A cloud of unanswered questions hangs heavy in my mind, and the thought of speaking feels unbearable today. Too often, sharing my vulnerabilities has led to the sting of blame, as if I conjured the very chaos that surrounds me. My soul longs for the warmth of connection, the ease of laughter, not this constant ache of isolation within a crowd.
From my earliest memories, I learned to silence my own needs, the fear of stern eyes a powerful deterrent to any request beyond the barest necessities. Even the simple joy of learning to ride a bicycle was a silent sacrifice to my parents' anxieties about Bihar, a concern I intuitively grasped. It wasn't until my ninth grade that I finally taught myself. Was that a failing on my part?
So many good things have arrived late, their sweetness dulled by the passage of time and the constant feeling of being an afterthought. I remember an office outing, a rare moment of escape. The lure of the disco was simple – to watch others move with joy. Yet, my desire yielded to the preference of a dear friend, a silent concession that became a familiar pattern. Even a fleeting glance was too much to ask.

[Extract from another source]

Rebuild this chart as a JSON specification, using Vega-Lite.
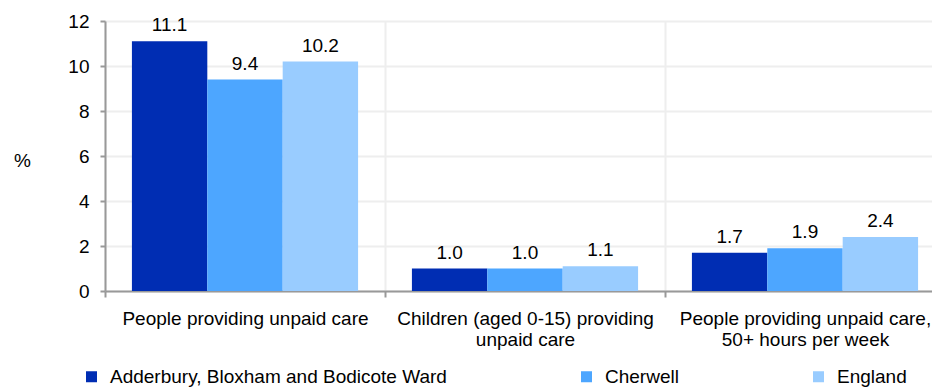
{
  "$schema": "https://vega.github.io/schema/vega-lite/v6.json",
  "width": 827,
  "height": 270,
  "autosize": {"type": "none"},
  "padding": {"left": 105, "top": 21, "right": 0, "bottom": 96},
  "config": {
    "view": {"stroke": null},
    "font": "Liberation Sans",
    "text": {"font": "Liberation Sans"}
  },
  "data": {
    "values": [
      {"category": "People providing unpaid care", "area": "Adderbury, Bloxham and Bodicote Ward", "value": 11.1},
      {"category": "People providing unpaid care", "area": "Cherwell", "value": 9.4},
      {"category": "People providing unpaid care", "area": "England", "value": 10.2},
      {"category": "Children (aged 0-15) providing unpaid care", "area": "Adderbury, Bloxham and Bodicote Ward", "value": 1.0},
      {"category": "Children (aged 0-15) providing unpaid care", "area": "Cherwell", "value": 1.0},
      {"category": "Children (aged 0-15) providing unpaid care", "area": "England", "value": 1.1},
      {"category": "People providing unpaid care, 50+ hours per week", "area": "Adderbury, Bloxham and Bodicote Ward", "value": 1.7},
      {"category": "People providing unpaid care, 50+ hours per week", "area": "Cherwell", "value": 1.9},
      {"category": "People providing unpaid care, 50+ hours per week", "area": "England", "value": 2.4}
    ]
  },
  "encoding": {
    "x": {
      "field": "category",
      "type": "nominal",
      "sort": null,
      "scale": {"range": [0, 840], "paddingInner": 0, "paddingOuter": 0},
      "axis": {
        "title": null,
        "labelAngle": 0,
        "tickBand": "extent",
        "grid": true,
        "gridColor": "#eeeeee",
        "gridWidth": 2,
        "domainColor": "#999999",
        "domainWidth": 2,
        "tickColor": "#999999",
        "tickWidth": 2,
        "tickSize": 6,
        "labelPadding": 12,
        "labelFontSize": 19,
        "labelColor": "#000000",
        "labelLimit": 400,
        "labelLineHeight": 21,
        "labelBaseline": "top",
        "labelExpr": "datum.label == 'Children (aged 0-15) providing unpaid care' ? ['Children (aged 0-15) providing', 'unpaid care'] : datum.label == 'People providing unpaid care, 50+ hours per week' ? ['People providing unpaid care,', '50+ hours per week'] : datum.label"
      }
    },
    "xOffset": {
      "field": "area",
      "type": "nominal",
      "sort": null,
      "scale": {"paddingInner": 0, "paddingOuter": 0.357}
    },
    "y": {
      "field": "value",
      "type": "quantitative",
      "scale": {"domain": [0, 12], "nice": false},
      "axis": {
        "title": "%",
        "titleAngle": 0,
        "titleFontSize": 19,
        "titleFontWeight": "normal",
        "titleColor": "#000000",
        "titleX": -83,
        "titleY": 139,
        "titleAlign": "center",
        "titleBaseline": "middle",
        "values": [0, 2, 4, 6, 8, 10, 12],
        "grid": true,
        "gridColor": "#eeeeee",
        "gridWidth": 2,
        "domainColor": "#999999",
        "domainWidth": 2,
        "tickColor": "#999999",
        "tickWidth": 2,
        "tickSize": 5,
        "labelPadding": 11,
        "labelFontSize": 19,
        "labelColor": "#000000"
      }
    }
  },
  "layer": [
    {
      "mark": {"type": "bar"},
      "encoding": {
        "color": {
          "field": "area",
          "type": "nominal",
          "sort": null,
          "scale": {
            "domain": ["Adderbury, Bloxham and Bodicote Ward", "Cherwell", "England"],
            "range": ["#002db3", "#4da6ff", "#99ccff"]
          },
          "legend": {
            "title": null,
            "orient": "none",
            "legendX": -23,
            "legendY": 346,
            "direction": "horizontal",
            "columns": 3,
            "columnPadding": 130,
            "symbolType": "square",
            "symbolSize": 121,
            "symbolStrokeWidth": 0,
            "symbolOpacity": 1,
            "labelFontSize": 19,
            "labelColor": "#000000",
            "labelOffset": 9,
            "labelLimit": 500,
            "padding": 0
          }
        }
      }
    },
    {
      "mark": {"type": "text", "baseline": "bottom", "dy": -6, "fontSize": 19, "color": "#000000"},
      "encoding": {
        "text": {"field": "value", "type": "quantitative", "format": ".1f"}
      }
    }
  ]
}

This has been the story of my life: the quiet surrender of my own longings, met with a cold indifference when I finally reach out. Now, in my forties, my list of unfulfilled dreams remains long, not for lack of trying, but for the persistent absence of genuine support. To be told I lack seriousness feels like a cruel dismissal of the solitary battles I've fought. Not everything can be conquered alone.
The chasm between those who are lifted by support and those who are consistently left to flounder creates vastly different destinies. If this is fate, then mine has been a relentless uphill climb.
I am asked to bloom in a desert of loneliness, surrounded by faces that offer little solace. Help often arrives only when the dam has already burst, not in the gentle, steady drops that could have prevented the flood. And yet, blame feels like a futile exercise against the tide of unfairness.
Years of weathering this imbalance have left their mark. Sometimes, bitterness seeps into my words; other times, a fragile sweetness remains. There are moments of sharp edges and unexpected tenderness. I am not a machine that consistently produces the desirable when life's pressures mount. I offer a spectrum of responses, each a testament to the ongoing struggle.
My desires are not grand; they are the simple things that others take for granted, arriving for me only after arduous battles. When even the easily attainable demands such a fight, how can I possibly reach for more?
The urge to express myself feels muted by the question: who truly listens? And even if they do, what tangible difference does it make? The weight of past disappointments has blurred the lines of what even brings me comfort anymore.
Why this constant feeling of being swept along, my own agency curtailed by circumstances I never invited? Before you dismiss my struggles with a laugh, consider the long and painful journey I have endured. You may have been blessed with a smoother path; please, do not mock the landscape of my current misery. I am not the sole architect of this profound unhappiness.